*WHAT THE EXERCISE ASKS*
Reproduce the listing below without changes, except that pictures are left out.

*SUPPLIED MATERIAL*

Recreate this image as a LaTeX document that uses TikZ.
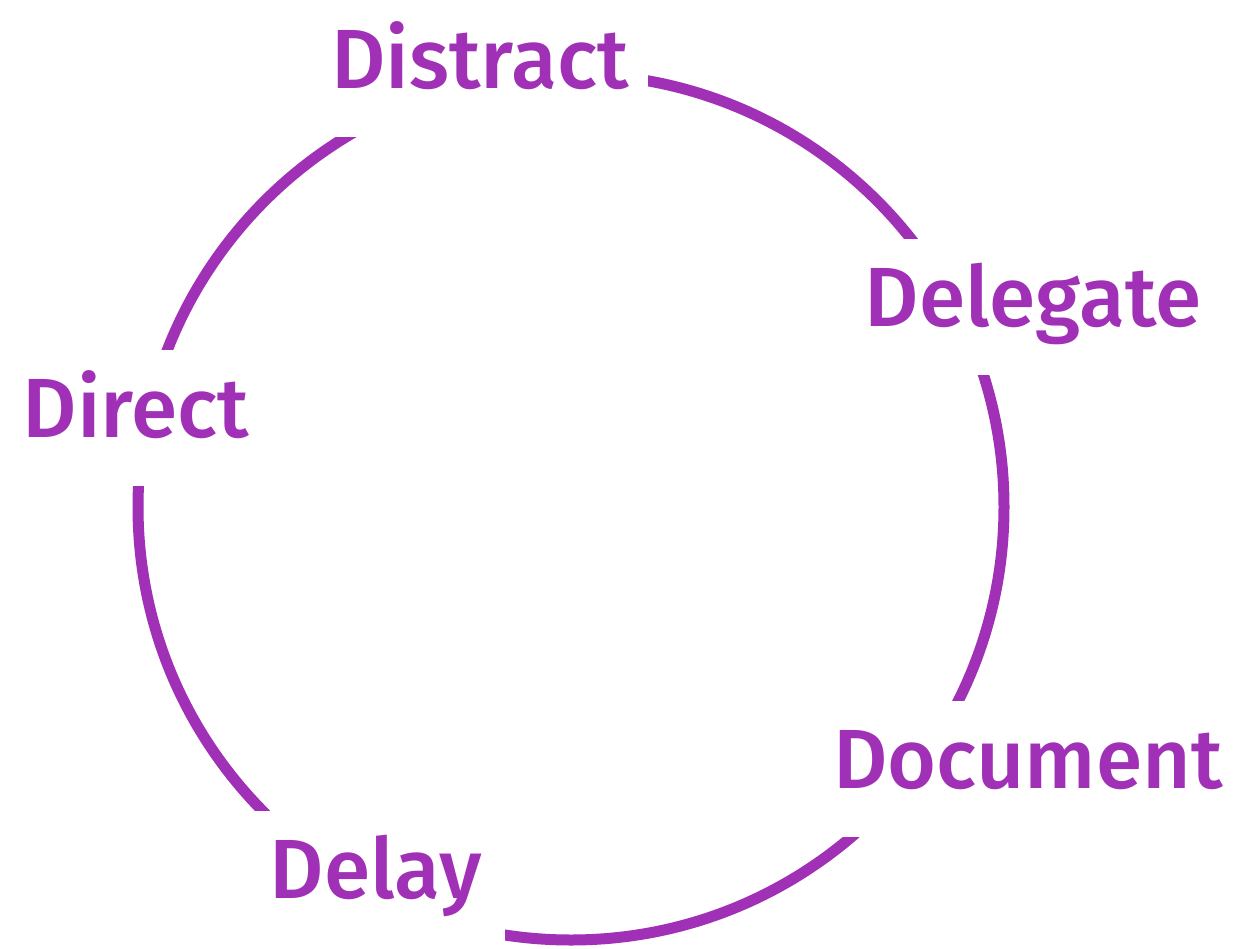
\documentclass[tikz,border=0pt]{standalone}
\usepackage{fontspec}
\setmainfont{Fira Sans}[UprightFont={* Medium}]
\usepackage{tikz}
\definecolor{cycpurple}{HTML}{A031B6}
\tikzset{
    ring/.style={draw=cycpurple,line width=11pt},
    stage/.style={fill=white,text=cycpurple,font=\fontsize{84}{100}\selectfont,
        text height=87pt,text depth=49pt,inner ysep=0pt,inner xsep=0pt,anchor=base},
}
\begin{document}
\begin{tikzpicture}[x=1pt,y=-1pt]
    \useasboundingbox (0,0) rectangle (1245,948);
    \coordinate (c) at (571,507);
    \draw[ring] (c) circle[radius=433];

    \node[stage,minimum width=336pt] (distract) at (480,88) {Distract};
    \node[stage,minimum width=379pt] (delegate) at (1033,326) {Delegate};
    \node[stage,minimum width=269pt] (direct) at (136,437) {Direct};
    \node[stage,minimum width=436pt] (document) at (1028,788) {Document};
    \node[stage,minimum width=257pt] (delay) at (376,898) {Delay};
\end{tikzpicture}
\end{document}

*COMPLETE OUTPUT*
Recreate this image as a LaTeX document that uses TikZ.
\documentclass[tikz,border=0pt]{standalone}
\usepackage{fontspec}
\setmainfont{Fira Sans}[UprightFont={* Medium}]
\usepackage{tikz}
\definecolor{cycpurple}{HTML}{A031B6}
\tikzset{
    ring/.style={draw=cycpurple,line width=11pt},
    stage/.style={fill=white,text=cycpurple,font=\fontsize{84}{100}\selectfont,
        text height=87pt,text depth=49pt,inner ysep=0pt,inner xsep=0pt,anchor=base},
}
\begin{document}
\begin{tikzpicture}[x=1pt,y=-1pt]
    \useasboundingbox (0,0) rectangle (1245,948);
    \coordinate (c) at (571,507);
    \draw[ring] (c) circle[radius=433];

    \node[stage,minimum width=336pt] (distract) at (480,88) {Distract};
    \node[stage,minimum width=379pt] (delegate) at (1033,326) {Delegate};
    \node[stage,minimum width=269pt] (direct) at (136,437) {Direct};
    \node[stage,minimum width=436pt] (document) at (1028,788) {Document};
    \node[stage,minimum width=257pt] (delay) at (376,898) {Delay};
\end{tikzpicture}
\end{document}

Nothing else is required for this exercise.